England Under-21 boss Gareth Southgate – also the head of development teams – said it is important there is “no inferiority complex”, and added: “It’s not just about the number of caps – it’s the types of experiences.

“Historically our games programme was just against Europeans, and we’ve tried to extend that.

“It’s no use playing nations that don’t stretch is, as we quite often get in qualifying groups.

“We’ve got to play world opposition, and teams we might lose to.

“Then, also, the clubs view that as an experience that makes it worth their players going.”

Ashworth stressed the FA’s “connection and interaction with clubs is better than it’s ever been”, adding: “It’s not club v country.”

Southgate spoke of a mutually-beneficial club-country relationship, saying: “We can’t sit back and say it’s not fair foreign managers not picking English players.

“Our responsibility is to help the development of English players, so that they are selectable – and it is the same for coaches and their opportunities.”

Hodgson recently said he would not stand in the way of Southgate picking eligible senior players for the European Under-21 Championship next summer, although there could be issues on that front with club managers.

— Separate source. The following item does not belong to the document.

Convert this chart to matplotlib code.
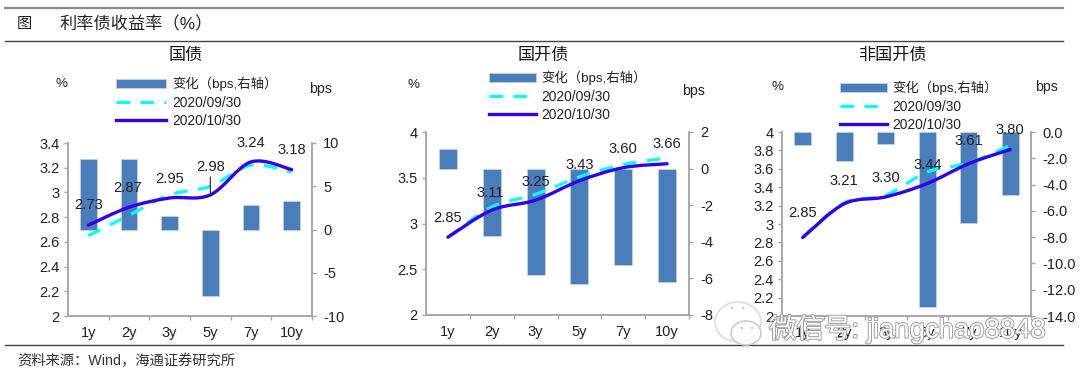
import numpy as np
import matplotlib
matplotlib.use('Agg')
import matplotlib.pyplot as plt
from matplotlib.patches import PathPatch, Ellipse
from matplotlib.path import Path
from matplotlib.lines import Line2D
import matplotlib.patheffects as pe

plt.rcParams['font.family'] = ['Liberation Sans', 'Noto Sans CJK SC', 'DejaVu Sans']

W, H = 1080, 379

cats = ['1y', '2y', '3y', '5y', '7y', '10y']

# 国债
gz_change = [8.2, 8.2, 1.6, -7.7, 2.8, 3.35]
gz_sep = [2.65, 2.815, 2.98, 3.05, 3.22, 3.165]
gz_oct = [2.735, 2.88, 2.955, 2.98, 3.247, 3.185]
gz_labels = ['2.73', '2.87', '2.95', '2.98', '3.24', '3.18']

# 国开债
gk_change = [1.08, -3.7, -5.8, -6.3, -5.25, -6.2]
gk_sep = [2.85, 3.18, 3.32, 3.51, 3.645, 3.715]
gk_oct = [2.85, 3.146, 3.255, 3.467, 3.61, 3.653]
gk_labels = ['2.85', '3.11', '3.25', '3.43', '3.60', '3.66']

# 非国开债
fg_change = [-1.0, -2.2, -0.9, -13.3, -6.9, -4.8]
fg_sep = [2.86, 3.23, 3.313, 3.566, 3.664, 3.855]
fg_oct = [2.853, 3.22, 3.295, 3.44, 3.656, 3.81]
fg_labels = ['2.85', '3.21', '3.30', '3.44', '3.61', '3.80']

BAR = '#4a7ebb'
GRAY = '#a6a6a6'
TXT = '#222222'
DASH = (0, (4.2, 3.3))


def fx(x):
    return x / W


def fy(y):
    return 1 - y / H


def smooth(xs, ys):
    # excel style smoothed line, goes through the values
    xs, ys = np.asarray(xs, float), np.asarray(ys, float)
    verts = [(xs[0], ys[0])]
    codes = [Path.MOVETO]
    n = len(xs)
    for i in range(n - 1):
        a, d = max(i - 1, 0), min(i + 2, n - 1)
        verts.append((xs[i] + (xs[i + 1] - xs[a]) / 6, ys[i] + (ys[i + 1] - ys[a]) / 6))
        verts.append((xs[i + 1] - (xs[d] - xs[i]) / 6, ys[i + 1] - (ys[d] - ys[i]) / 6))
        verts.append((xs[i + 1], ys[i + 1]))
        codes += [Path.CURVE4] * 3
    return Path(verts, codes)


def panel(box, title, title_x, change, sep, oct_, labels, offs, ylim, yticks, ylabs,
          rlim, rticks, rlabs, leg_xy, pct_xy, bps_xy, hlen=3.66, bar_w=0.41):
    l, t, r, b = box
    ax = fig.add_axes([fx(l), fy(b), (r - l) / W, (b - t) / H])
    ax2 = ax.twinx()
    x = np.arange(len(cats))
    ax2.bar(x, change, width=bar_w, color=BAR, edgecolor='#c5d5ea', linewidth=0.5)
    ax2.set_ylim(*rlim)
    ax2.set_yticks(rticks)
    ax2.set_yticklabels(rlabs)

    ax.set_zorder(ax2.get_zorder() + 1)
    ax.patch.set_visible(False)
    ax.set_xlim(-0.5, len(cats) - 0.5)
    ax.set_ylim(*ylim)
    ax.set_yticks(yticks)
    ax.set_yticklabels(ylabs)
    ax.set_xticks(x + 0.5)
    ax.set_xticklabels([])
    ax.set_xticks(x, minor=True)
    ax.set_xticklabels(cats, minor=True)
    ax.tick_params(axis='x', which='minor', length=0, labelsize=10.5, labelcolor=TXT, pad=7)
    ax.tick_params(axis='x', which='major', length=3, color=GRAY, width=1)
    ax.tick_params(axis='y', length=3, color=GRAY, width=1, labelsize=10.5, labelcolor=TXT, pad=3)
    ax2.tick_params(axis='y', length=3, color=GRAY, width=1, labelsize=10.5, labelcolor=TXT, pad=5)
    for a in (ax, ax2):
        a.spines['top'].set_visible(False)
        for s in ('left', 'right', 'bottom'):
            a.spines[s].set_color(GRAY)
            a.spines[s].set_linewidth(1.1)

    ax.add_patch(PathPatch(smooth(x, sep), fill=False, edgecolor='#00ffff', lw=2.3,
                           linestyle=DASH, zorder=3))
    ax.add_patch(PathPatch(smooth(x, oct_), fill=False, edgecolor='#3300ee', lw=2.4,
                           capstyle='round', zorder=4))

    for i, lab in enumerate(labels):
        ax.annotate(lab, (x[i], oct_[i]), xytext=offs[i], textcoords='offset pixels',
                    ha='center', va='center', fontsize=10.6, color=TXT, zorder=6)

    handles = [
        plt.Rectangle((0, 0), 1, 1, facecolor=BAR, edgecolor='#c5d5ea', linewidth=0.5),
        Line2D([0], [0], color='#00ffff', lw=2.3, linestyle=DASH),
        Line2D([0], [0], color='#3300ee', lw=2.4),
    ]
    leg = fig.legend(handles, ['变化（bps,右轴）', '2020/09/30', '2020/10/30'],
                     loc='upper left', bbox_to_anchor=(fx(leg_xy[0]), fy(leg_xy[1])),
                     frameon=False, fontsize=9.9, handlelength=hlen, handleheight=0.65,
                     labelspacing=0.3, handletextpad=0.42, borderpad=0, borderaxespad=0)
    for txt in leg.get_texts():
        txt.set_color(TXT)
    leg.get_texts()[0].set_fontsize(9.6)

    fig.text(fx(title_x), fy(55), title, ha='center', va='center', fontsize=12.3,
             color='#111111', fontweight='medium')
    fig.text(fx(pct_xy[0]), fy(pct_xy[1]), '%', ha='center', va='center', fontsize=9.6, color=TXT)
    fig.text(fx(bps_xy[0]), fy(bps_xy[1]), 'bps', ha='center', va='center', fontsize=10.2, color=TXT)
    return ax, ax2


fig = plt.figure(figsize=(W / 100, H / 100), dpi=100)

ax1, _ = panel((68, 143, 312, 316), '国债', 186, gz_change, gz_sep, gz_oct, gz_labels,
               [(0, 20), (-1, 19), (0, 19), (0, 28), (0, 19), (0, 20)],
               (2, 3.4), [2, 2.2, 2.4, 2.6, 2.8, 3, 3.2, 3.4],
               ['2', '2.2', '2.4', '2.6', '2.8', '3', '3.2', '3.4'],
               (-10, 10), [-10, -5, 0, 5, 10], ['-10', '-5', '0', '5', '10'],
               (116, 77), (61, 84), (320, 89))
# leader line of the 5y label
ax1.annotate('', (3, gz_oct[3]), xytext=(0, 18), textcoords='offset pixels',
             arrowprops=dict(arrowstyle='-', color='#222222', lw=0.8, shrinkA=0, shrinkB=0), zorder=5)

panel((426, 132, 689, 315), '国开债', 543, gk_change, gk_sep, gk_oct, gk_labels,
      [(0, 19), (-1, 17), (0, 18), (0, 16), (0, 19), (0, 20)],
      (2, 4), [2, 2.5, 3, 3.5, 4], ['2', '2.5', '3', '3.5', '4'],
      (-8, 2), [-8, -6, -4, -2, 0, 2], ['-8', '-6', '-4', '-2', '0', '2'],
      (489, 71), (414, 85), (693, 91), hlen=3.4)

panel((782, 132, 1031, 316), '非国开债', 892, fg_change, fg_sep, fg_oct, fg_labels,
      [(0, 25), (0, 23), (0, 19), (0, 19), (0, 23), (0, 19)],
      (2, 4), [2, 2.2, 2.4, 2.6, 2.8, 3, 3.2, 3.4, 3.6, 3.8, 4],
      ['2', '2.2', '2.4', '2.6', '2.8', '3', '3.2', '3.4', '3.6', '3.8', '4'],
      (-14, 0), [-14, -12, -10, -8, -6, -4, -2, 0],
      ['-14.0', '-12.0', '-10.0', '-8.0', '-6.0', '-4.0', '-2.0', '0.0'],
      (840, 81), (777, 87), (1046, 87), hlen=3.4)

# rules and page text
bg = fig.add_axes([0, 0, 1, 1], zorder=-5)
bg.set_xlim(0, W)
bg.set_ylim(H, 0)
bg.axis('off')
bg.plot([5, 1063], [8, 8], color='#888888', lw=1.6)
bg.plot([5, 1063], [41, 41], color='#444444', lw=1.0)
bg.plot([5, 1063], [345, 345], color='#444444', lw=1.0)

fig.text(fx(17), fy(24), '图', ha='left', va='center', fontsize=11, color='#222222')
fig.text(fx(60), fy(24), '利率债收益率（%）', ha='left', va='center', fontsize=12.4, color='#222222')
fig.text(fx(17), fy(361), '资料来源：Wind，海通证券研究所', ha='left', va='center', fontsize=10.3, color='#333333')

# watermark on top of everything
wm = fig.add_axes([0, 0, 1, 1], zorder=20)
wm.set_xlim(0, W)
wm.set_ylim(H, 0)
wm.axis('off')
wm.patch.set_visible(False)
wm.add_patch(Ellipse((738, 322), 46, 40, facecolor='none', edgecolor='#dddddd', lw=1.2))
wm.add_patch(Ellipse((746, 333), 30, 24, facecolor=(1, 1, 1, 0.7), edgecolor='#cccccc', lw=1.2))
for ex, ey in [(732, 308), (743, 308), (742, 328), (752, 328)]:
    wm.add_patch(Ellipse((ex, ey), 2.5, 2.5, facecolor='#cccccc', edgecolor='none'))
wm.text(769, 329, '微信号: jiangchao8848', ha='left', va='center', fontsize=19.8,
        color='white', path_effects=[pe.withStroke(linewidth=1.3, foreground='#999999')])

fig.savefig('out.png', dpi=100)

Ashworth said: “We haven’t spoken about the final squad yet – there is still a lot of football to be played, injuries, form.

“We will sit down, Roy, Gareth and myself, and discuss each individual player and see if it is right for them to be considered to go.”

In terms of the seniors, FA chairman Greg Dyke set a bold target last year of England winning the 2022 World Cup.

Ashworth acknowledged Dyke’s words on Thursday, but was keen to play down the idea of having such specific goals.

He said knock-out tournaments were harder to make targets for than league competitions, and added: “We want to see improvements in our performances at development level.

“It’s about winning at some stage and competing on the world stage.”